=== What to do ===
Write out each line word for word. Drop pictures.

=== Source data ===
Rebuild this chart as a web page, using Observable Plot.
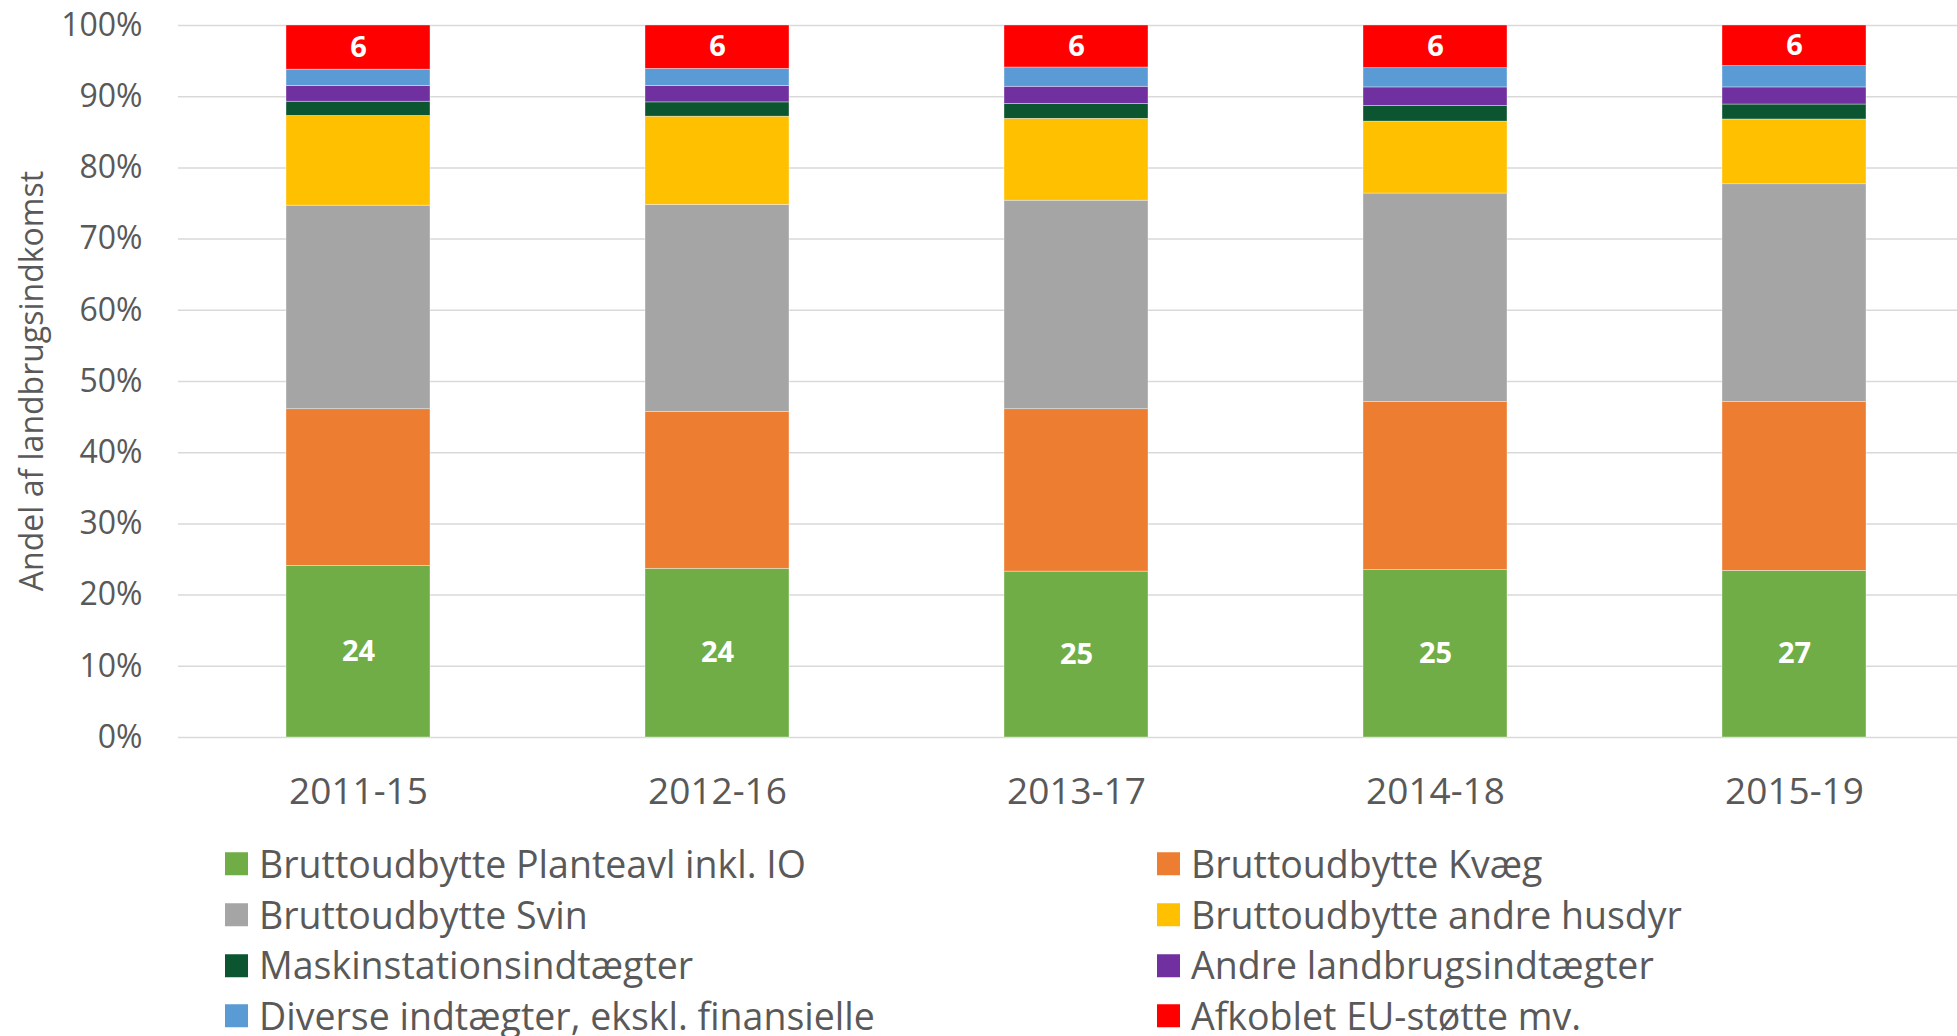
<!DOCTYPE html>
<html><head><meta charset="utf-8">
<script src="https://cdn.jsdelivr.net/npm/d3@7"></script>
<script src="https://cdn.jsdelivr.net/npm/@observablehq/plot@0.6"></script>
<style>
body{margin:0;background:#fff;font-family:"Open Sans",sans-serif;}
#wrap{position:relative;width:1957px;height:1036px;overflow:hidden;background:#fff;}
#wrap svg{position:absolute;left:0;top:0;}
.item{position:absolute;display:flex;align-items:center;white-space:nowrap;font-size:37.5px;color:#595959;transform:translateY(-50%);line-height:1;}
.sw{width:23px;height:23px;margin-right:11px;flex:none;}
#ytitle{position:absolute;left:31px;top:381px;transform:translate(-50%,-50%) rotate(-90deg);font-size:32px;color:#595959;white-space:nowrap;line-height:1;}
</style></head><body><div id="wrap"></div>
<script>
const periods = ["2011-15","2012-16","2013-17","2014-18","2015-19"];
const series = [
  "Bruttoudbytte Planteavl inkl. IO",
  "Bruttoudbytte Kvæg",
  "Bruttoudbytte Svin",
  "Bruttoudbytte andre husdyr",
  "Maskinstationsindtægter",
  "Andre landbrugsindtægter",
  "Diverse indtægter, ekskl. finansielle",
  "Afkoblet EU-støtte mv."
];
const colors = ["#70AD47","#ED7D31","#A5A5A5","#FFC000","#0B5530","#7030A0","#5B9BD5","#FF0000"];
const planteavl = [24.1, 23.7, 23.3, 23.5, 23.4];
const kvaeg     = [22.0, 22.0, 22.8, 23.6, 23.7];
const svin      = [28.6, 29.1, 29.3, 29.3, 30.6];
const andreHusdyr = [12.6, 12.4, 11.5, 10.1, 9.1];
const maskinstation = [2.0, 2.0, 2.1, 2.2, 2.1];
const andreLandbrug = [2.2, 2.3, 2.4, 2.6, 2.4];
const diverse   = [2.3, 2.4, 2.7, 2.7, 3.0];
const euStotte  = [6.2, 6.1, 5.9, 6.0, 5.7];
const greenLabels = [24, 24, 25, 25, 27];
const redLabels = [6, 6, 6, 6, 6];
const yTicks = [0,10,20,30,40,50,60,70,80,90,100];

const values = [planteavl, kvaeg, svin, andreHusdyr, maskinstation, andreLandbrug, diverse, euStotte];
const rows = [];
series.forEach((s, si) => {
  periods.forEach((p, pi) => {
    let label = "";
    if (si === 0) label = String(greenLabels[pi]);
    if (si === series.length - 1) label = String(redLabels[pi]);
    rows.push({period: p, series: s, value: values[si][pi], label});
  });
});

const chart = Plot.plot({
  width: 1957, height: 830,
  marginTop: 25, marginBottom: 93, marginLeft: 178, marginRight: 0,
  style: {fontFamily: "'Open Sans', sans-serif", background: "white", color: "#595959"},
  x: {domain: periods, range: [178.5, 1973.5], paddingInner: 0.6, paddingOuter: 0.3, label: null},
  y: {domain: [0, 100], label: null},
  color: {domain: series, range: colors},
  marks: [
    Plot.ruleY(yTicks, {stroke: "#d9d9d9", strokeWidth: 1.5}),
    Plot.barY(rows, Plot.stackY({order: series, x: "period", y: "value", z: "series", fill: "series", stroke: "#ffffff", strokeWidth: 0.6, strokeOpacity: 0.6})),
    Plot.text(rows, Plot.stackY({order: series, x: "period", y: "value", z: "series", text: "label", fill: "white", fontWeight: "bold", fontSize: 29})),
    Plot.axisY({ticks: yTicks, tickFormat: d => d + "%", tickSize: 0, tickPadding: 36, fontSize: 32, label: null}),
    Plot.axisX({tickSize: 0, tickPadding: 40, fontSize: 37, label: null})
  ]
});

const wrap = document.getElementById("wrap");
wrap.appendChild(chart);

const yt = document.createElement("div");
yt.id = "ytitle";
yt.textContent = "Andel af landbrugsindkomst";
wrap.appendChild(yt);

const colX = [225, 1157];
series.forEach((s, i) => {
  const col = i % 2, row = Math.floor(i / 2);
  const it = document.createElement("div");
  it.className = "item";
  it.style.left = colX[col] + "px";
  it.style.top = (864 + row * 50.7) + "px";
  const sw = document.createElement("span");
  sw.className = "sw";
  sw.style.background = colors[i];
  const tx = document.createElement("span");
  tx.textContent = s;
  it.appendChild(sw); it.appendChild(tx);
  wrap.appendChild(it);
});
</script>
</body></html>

=== Solution to this exercise ===
Rebuild this chart as a web page, using Observable Plot.
<!DOCTYPE html>
<html><head><meta charset="utf-8">
<script src="https://cdn.jsdelivr.net/npm/d3@7"></script>
<script src="https://cdn.jsdelivr.net/npm/@observablehq/plot@0.6"></script>
<style>
body{margin:0;background:#fff;font-family:"Open Sans",sans-serif;}
#wrap{position:relative;width:1957px;height:1036px;overflow:hidden;background:#fff;}
#wrap svg{position:absolute;left:0;top:0;}
.item{position:absolute;display:flex;align-items:center;white-space:nowrap;font-size:37.5px;color:#595959;transform:translateY(-50%);line-height:1;}
.sw{width:23px;height:23px;margin-right:11px;flex:none;}
#ytitle{position:absolute;left:31px;top:381px;transform:translate(-50%,-50%) rotate(-90deg);font-size:32px;color:#595959;white-space:nowrap;line-height:1;}
</style></head><body><div id="wrap"></div>
<script>
const periods = ["2011-15","2012-16","2013-17","2014-18","2015-19"];
const series = [
  "Bruttoudbytte Planteavl inkl. IO",
  "Bruttoudbytte Kvæg",
  "Bruttoudbytte Svin",
  "Bruttoudbytte andre husdyr",
  "Maskinstationsindtægter",
  "Andre landbrugsindtægter",
  "Diverse indtægter, ekskl. finansielle",
  "Afkoblet EU-støtte mv."
];
const colors = ["#70AD47","#ED7D31","#A5A5A5","#FFC000","#0B5530","#7030A0","#5B9BD5","#FF0000"];
const planteavl = [24.1, 23.7, 23.3, 23.5, 23.4];
const kvaeg     = [22.0, 22.0, 22.8, 23.6, 23.7];
const svin      = [28.6, 29.1, 29.3, 29.3, 30.6];
const andreHusdyr = [12.6, 12.4, 11.5, 10.1, 9.1];
const maskinstation = [2.0, 2.0, 2.1, 2.2, 2.1];
const andreLandbrug = [2.2, 2.3, 2.4, 2.6, 2.4];
const diverse   = [2.3, 2.4, 2.7, 2.7, 3.0];
const euStotte  = [6.2, 6.1, 5.9, 6.0, 5.7];
const greenLabels = [24, 24, 25, 25, 27];
const redLabels = [6, 6, 6, 6, 6];
const yTicks = [0,10,20,30,40,50,60,70,80,90,100];

const values = [planteavl, kvaeg, svin, andreHusdyr, maskinstation, andreLandbrug, diverse, euStotte];
const rows = [];
series.forEach((s, si) => {
  periods.forEach((p, pi) => {
    let label = "";
    if (si === 0) label = String(greenLabels[pi]);
    if (si === series.length - 1) label = String(redLabels[pi]);
    rows.push({period: p, series: s, value: values[si][pi], label});
  });
});

const chart = Plot.plot({
  width: 1957, height: 830,
  marginTop: 25, marginBottom: 93, marginLeft: 178, marginRight: 0,
  style: {fontFamily: "'Open Sans', sans-serif", background: "white", color: "#595959"},
  x: {domain: periods, range: [178.5, 1973.5], paddingInner: 0.6, paddingOuter: 0.3, label: null},
  y: {domain: [0, 100], label: null},
  color: {domain: series, range: colors},
  marks: [
    Plot.ruleY(yTicks, {stroke: "#d9d9d9", strokeWidth: 1.5}),
    Plot.barY(rows, Plot.stackY({order: series, x: "period", y: "value", z: "series", fill: "series", stroke: "#ffffff", strokeWidth: 0.6, strokeOpacity: 0.6})),
    Plot.text(rows, Plot.stackY({order: series, x: "period", y: "value", z: "series", text: "label", fill: "white", fontWeight: "bold", fontSize: 29})),
    Plot.axisY({ticks: yTicks, tickFormat: d => d + "%", tickSize: 0, tickPadding: 36, fontSize: 32, label: null}),
    Plot.axisX({tickSize: 0, tickPadding: 40, fontSize: 37, label: null})
  ]
});

const wrap = document.getElementById("wrap");
wrap.appendChild(chart);

const yt = document.createElement("div");
yt.id = "ytitle";
yt.textContent = "Andel af landbrugsindkomst";
wrap.appendChild(yt);

const colX = [225, 1157];
series.forEach((s, i) => {
  const col = i % 2, row = Math.floor(i / 2);
  const it = document.createElement("div");
  it.className = "item";
  it.style.left = colX[col] + "px";
  it.style.top = (864 + row * 50.7) + "px";
  const sw = document.createElement("span");
  sw.className = "sw";
  sw.style.background = colors[i];
  const tx = document.createElement("span");
  tx.textContent = s;
  it.appendChild(sw); it.appendChild(tx);
  wrap.appendChild(it);
});
</script>
</body></html>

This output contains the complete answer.